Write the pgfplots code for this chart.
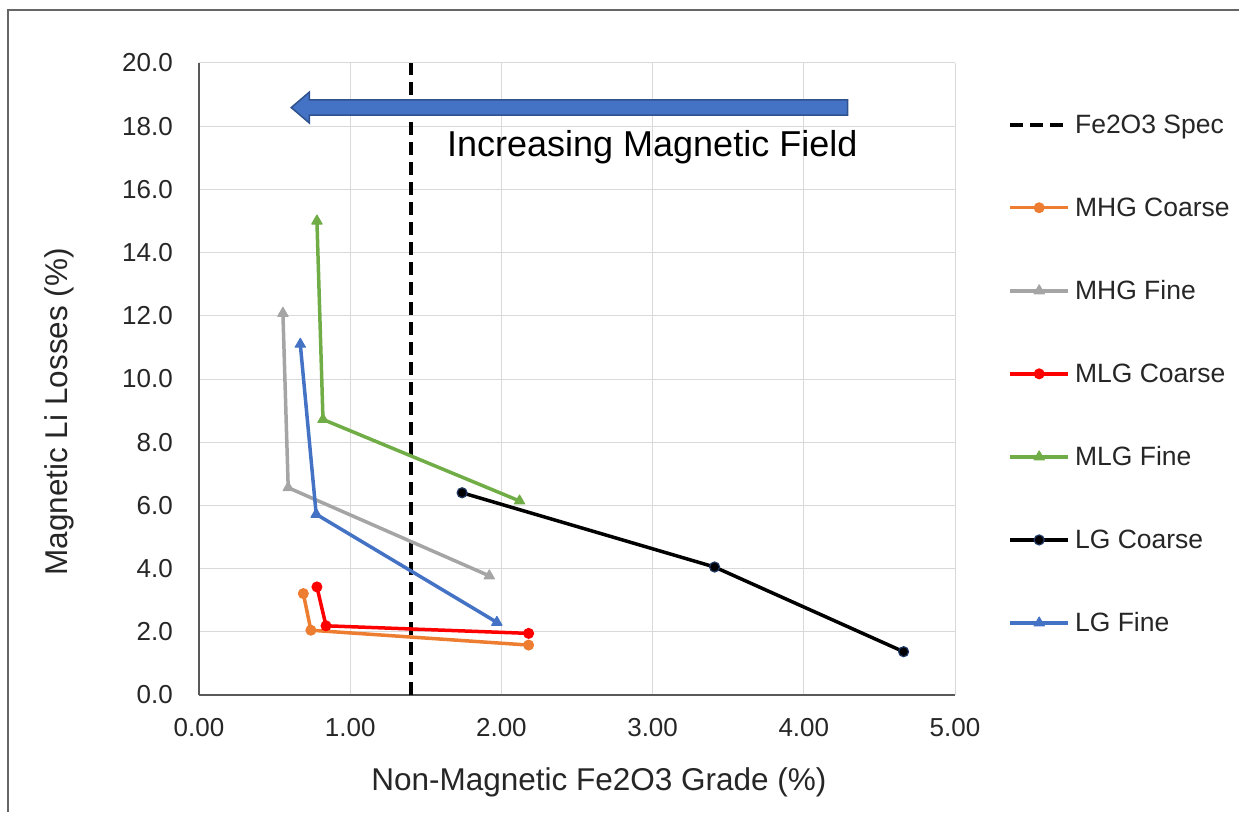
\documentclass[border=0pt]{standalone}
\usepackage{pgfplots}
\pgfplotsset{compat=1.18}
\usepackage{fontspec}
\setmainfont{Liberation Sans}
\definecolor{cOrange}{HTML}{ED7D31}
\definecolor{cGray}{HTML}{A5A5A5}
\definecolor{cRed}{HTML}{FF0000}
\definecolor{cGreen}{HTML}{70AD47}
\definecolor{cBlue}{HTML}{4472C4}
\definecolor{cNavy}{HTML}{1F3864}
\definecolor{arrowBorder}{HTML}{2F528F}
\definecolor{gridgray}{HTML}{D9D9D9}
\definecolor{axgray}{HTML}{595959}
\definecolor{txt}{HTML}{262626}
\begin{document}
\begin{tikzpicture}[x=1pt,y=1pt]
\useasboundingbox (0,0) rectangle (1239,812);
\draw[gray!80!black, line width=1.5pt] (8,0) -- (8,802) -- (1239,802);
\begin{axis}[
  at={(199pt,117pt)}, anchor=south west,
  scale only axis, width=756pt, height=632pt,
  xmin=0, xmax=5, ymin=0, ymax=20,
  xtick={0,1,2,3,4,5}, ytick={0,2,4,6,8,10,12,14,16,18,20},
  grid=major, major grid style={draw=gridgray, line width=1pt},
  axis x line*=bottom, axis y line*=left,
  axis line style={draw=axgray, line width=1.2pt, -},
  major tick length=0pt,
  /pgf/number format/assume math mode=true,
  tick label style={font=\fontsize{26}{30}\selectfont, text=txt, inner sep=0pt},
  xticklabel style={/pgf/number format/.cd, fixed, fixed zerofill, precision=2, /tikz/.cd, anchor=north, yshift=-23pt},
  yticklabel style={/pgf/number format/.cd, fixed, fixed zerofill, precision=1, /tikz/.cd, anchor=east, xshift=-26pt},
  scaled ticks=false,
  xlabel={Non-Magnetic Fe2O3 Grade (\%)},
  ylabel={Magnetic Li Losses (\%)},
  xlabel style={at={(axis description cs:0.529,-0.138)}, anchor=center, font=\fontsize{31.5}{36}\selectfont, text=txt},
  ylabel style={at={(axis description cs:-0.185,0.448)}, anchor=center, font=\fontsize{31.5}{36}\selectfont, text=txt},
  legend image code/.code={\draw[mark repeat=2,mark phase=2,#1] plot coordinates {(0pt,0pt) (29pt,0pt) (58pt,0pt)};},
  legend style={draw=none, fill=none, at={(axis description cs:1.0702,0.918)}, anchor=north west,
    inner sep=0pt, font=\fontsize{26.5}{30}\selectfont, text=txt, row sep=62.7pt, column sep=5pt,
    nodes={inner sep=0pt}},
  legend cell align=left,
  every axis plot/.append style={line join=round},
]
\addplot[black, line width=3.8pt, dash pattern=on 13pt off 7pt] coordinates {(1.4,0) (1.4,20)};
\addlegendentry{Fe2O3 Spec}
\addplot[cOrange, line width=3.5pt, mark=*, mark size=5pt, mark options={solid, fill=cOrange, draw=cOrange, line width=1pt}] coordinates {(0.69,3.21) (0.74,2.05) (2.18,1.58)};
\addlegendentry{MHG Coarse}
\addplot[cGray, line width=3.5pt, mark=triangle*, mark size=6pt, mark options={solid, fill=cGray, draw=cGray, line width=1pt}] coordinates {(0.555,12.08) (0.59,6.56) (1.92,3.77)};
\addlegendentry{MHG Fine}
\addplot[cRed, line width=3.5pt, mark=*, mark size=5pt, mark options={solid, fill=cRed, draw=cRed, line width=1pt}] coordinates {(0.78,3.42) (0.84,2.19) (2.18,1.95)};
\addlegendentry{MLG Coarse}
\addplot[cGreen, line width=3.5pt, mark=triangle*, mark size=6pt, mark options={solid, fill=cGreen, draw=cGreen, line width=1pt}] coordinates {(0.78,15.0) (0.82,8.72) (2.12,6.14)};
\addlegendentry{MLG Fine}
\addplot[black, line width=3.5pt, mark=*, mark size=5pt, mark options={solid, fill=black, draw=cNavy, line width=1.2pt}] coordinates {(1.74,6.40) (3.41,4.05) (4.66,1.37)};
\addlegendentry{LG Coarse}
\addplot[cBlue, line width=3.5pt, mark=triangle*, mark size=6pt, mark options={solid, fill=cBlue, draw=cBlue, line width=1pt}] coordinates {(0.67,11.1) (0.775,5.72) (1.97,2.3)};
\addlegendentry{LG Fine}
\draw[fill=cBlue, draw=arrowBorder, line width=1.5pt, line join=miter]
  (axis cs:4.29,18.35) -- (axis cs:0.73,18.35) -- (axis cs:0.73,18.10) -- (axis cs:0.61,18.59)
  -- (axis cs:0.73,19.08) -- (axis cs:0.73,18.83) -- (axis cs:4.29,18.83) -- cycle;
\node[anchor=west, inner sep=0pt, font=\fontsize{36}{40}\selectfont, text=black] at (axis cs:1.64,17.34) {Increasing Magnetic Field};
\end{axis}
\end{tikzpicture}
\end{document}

[PROBLEM STATEMENT] Transcribe the material exactly, leaving every picture out.

[CORRECT ANSWER]
Write the pgfplots code for this chart.
\documentclass[border=0pt]{standalone}
\usepackage{pgfplots}
\pgfplotsset{compat=1.18}
\usepackage{fontspec}
\setmainfont{Liberation Sans}
\definecolor{cOrange}{HTML}{ED7D31}
\definecolor{cGray}{HTML}{A5A5A5}
\definecolor{cRed}{HTML}{FF0000}
\definecolor{cGreen}{HTML}{70AD47}
\definecolor{cBlue}{HTML}{4472C4}
\definecolor{cNavy}{HTML}{1F3864}
\definecolor{arrowBorder}{HTML}{2F528F}
\definecolor{gridgray}{HTML}{D9D9D9}
\definecolor{axgray}{HTML}{595959}
\definecolor{txt}{HTML}{262626}
\begin{document}
\begin{tikzpicture}[x=1pt,y=1pt]
\useasboundingbox (0,0) rectangle (1239,812);
\draw[gray!80!black, line width=1.5pt] (8,0) -- (8,802) -- (1239,802);
\begin{axis}[
  at={(199pt,117pt)}, anchor=south west,
  scale only axis, width=756pt, height=632pt,
  xmin=0, xmax=5, ymin=0, ymax=20,
  xtick={0,1,2,3,4,5}, ytick={0,2,4,6,8,10,12,14,16,18,20},
  grid=major, major grid style={draw=gridgray, line width=1pt},
  axis x line*=bottom, axis y line*=left,
  axis line style={draw=axgray, line width=1.2pt, -},
  major tick length=0pt,
  /pgf/number format/assume math mode=true,
  tick label style={font=\fontsize{26}{30}\selectfont, text=txt, inner sep=0pt},
  xticklabel style={/pgf/number format/.cd, fixed, fixed zerofill, precision=2, /tikz/.cd, anchor=north, yshift=-23pt},
  yticklabel style={/pgf/number format/.cd, fixed, fixed zerofill, precision=1, /tikz/.cd, anchor=east, xshift=-26pt},
  scaled ticks=false,
  xlabel={Non-Magnetic Fe2O3 Grade (\%)},
  ylabel={Magnetic Li Losses (\%)},
  xlabel style={at={(axis description cs:0.529,-0.138)}, anchor=center, font=\fontsize{31.5}{36}\selectfont, text=txt},
  ylabel style={at={(axis description cs:-0.185,0.448)}, anchor=center, font=\fontsize{31.5}{36}\selectfont, text=txt},
  legend image code/.code={\draw[mark repeat=2,mark phase=2,#1] plot coordinates {(0pt,0pt) (29pt,0pt) (58pt,0pt)};},
  legend style={draw=none, fill=none, at={(axis description cs:1.0702,0.918)}, anchor=north west,
    inner sep=0pt, font=\fontsize{26.5}{30}\selectfont, text=txt, row sep=62.7pt, column sep=5pt,
    nodes={inner sep=0pt}},
  legend cell align=left,
  every axis plot/.append style={line join=round},
]
\addplot[black, line width=3.8pt, dash pattern=on 13pt off 7pt] coordinates {(1.4,0) (1.4,20)};
\addlegendentry{Fe2O3 Spec}
\addplot[cOrange, line width=3.5pt, mark=*, mark size=5pt, mark options={solid, fill=cOrange, draw=cOrange, line width=1pt}] coordinates {(0.69,3.21) (0.74,2.05) (2.18,1.58)};
\addlegendentry{MHG Coarse}
\addplot[cGray, line width=3.5pt, mark=triangle*, mark size=6pt, mark options={solid, fill=cGray, draw=cGray, line width=1pt}] coordinates {(0.555,12.08) (0.59,6.56) (1.92,3.77)};
\addlegendentry{MHG Fine}
\addplot[cRed, line width=3.5pt, mark=*, mark size=5pt, mark options={solid, fill=cRed, draw=cRed, line width=1pt}] coordinates {(0.78,3.42) (0.84,2.19) (2.18,1.95)};
\addlegendentry{MLG Coarse}
\addplot[cGreen, line width=3.5pt, mark=triangle*, mark size=6pt, mark options={solid, fill=cGreen, draw=cGreen, line width=1pt}] coordinates {(0.78,15.0) (0.82,8.72) (2.12,6.14)};
\addlegendentry{MLG Fine}
\addplot[black, line width=3.5pt, mark=*, mark size=5pt, mark options={solid, fill=black, draw=cNavy, line width=1.2pt}] coordinates {(1.74,6.40) (3.41,4.05) (4.66,1.37)};
\addlegendentry{LG Coarse}
\addplot[cBlue, line width=3.5pt, mark=triangle*, mark size=6pt, mark options={solid, fill=cBlue, draw=cBlue, line width=1pt}] coordinates {(0.67,11.1) (0.775,5.72) (1.97,2.3)};
\addlegendentry{LG Fine}
\draw[fill=cBlue, draw=arrowBorder, line width=1.5pt, line join=miter]
  (axis cs:4.29,18.35) -- (axis cs:0.73,18.35) -- (axis cs:0.73,18.10) -- (axis cs:0.61,18.59)
  -- (axis cs:0.73,19.08) -- (axis cs:0.73,18.83) -- (axis cs:4.29,18.83) -- cycle;
\node[anchor=west, inner sep=0pt, font=\fontsize{36}{40}\selectfont, text=black] at (axis cs:1.64,17.34) {Increasing Magnetic Field};
\end{axis}
\end{tikzpicture}
\end{document}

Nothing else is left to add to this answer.